Some arguments were only holding hands with the grid.

◎ DRIFT

Confounders enter the room. The lights flicker.

◎ SLIP

The data was collected on Tuesdays. Tuesdays are not random.

◎ DRIFT

A third variable is watching everyone from the doorway.

◎ SLIP

The instrument was measuring its own enthusiasm.

◎ DRIFT

We are not certain. We are not ever certain.

◎ SLIP

The argument is now shaped like the argument.

◆ CONCLUSION §5.01

The grid reassembles.

Not back to where it was — somewhere honest. The thesis survives, but humbler. The rebuttals sit closer. The evidence no longer pretends it arrived alone. This is what a finished argument looks like when you are willing to be finished with it.

▲ RESTED §5.02

X causes Y, sometimes, under pressure, in the presence of a witness, if the door is open.

◇ RESTED §5.03

The rebuttal does not disappear.

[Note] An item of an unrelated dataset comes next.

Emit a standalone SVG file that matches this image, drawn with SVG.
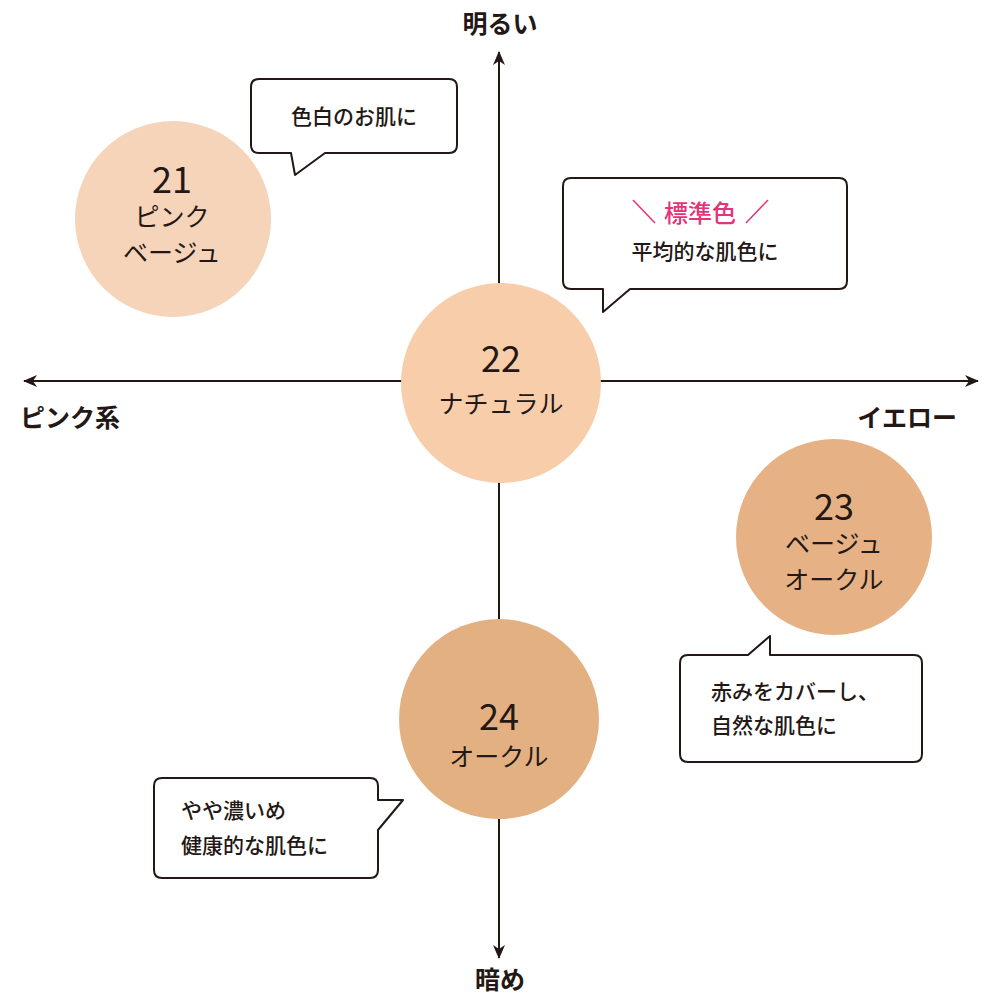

It has a chair now.

■ LEDGER §5.04
  • causes observed: many
  • causes proven: fewer
  • causes believed: unchanged
  • arguments won: not the point
● PULL QUOTE §5.05
“The point of the argument was the argument. The point of the cause is to live as if one exists.”
◆ SIGN-OFF §5.06

The door stays open. Bring your own doubts.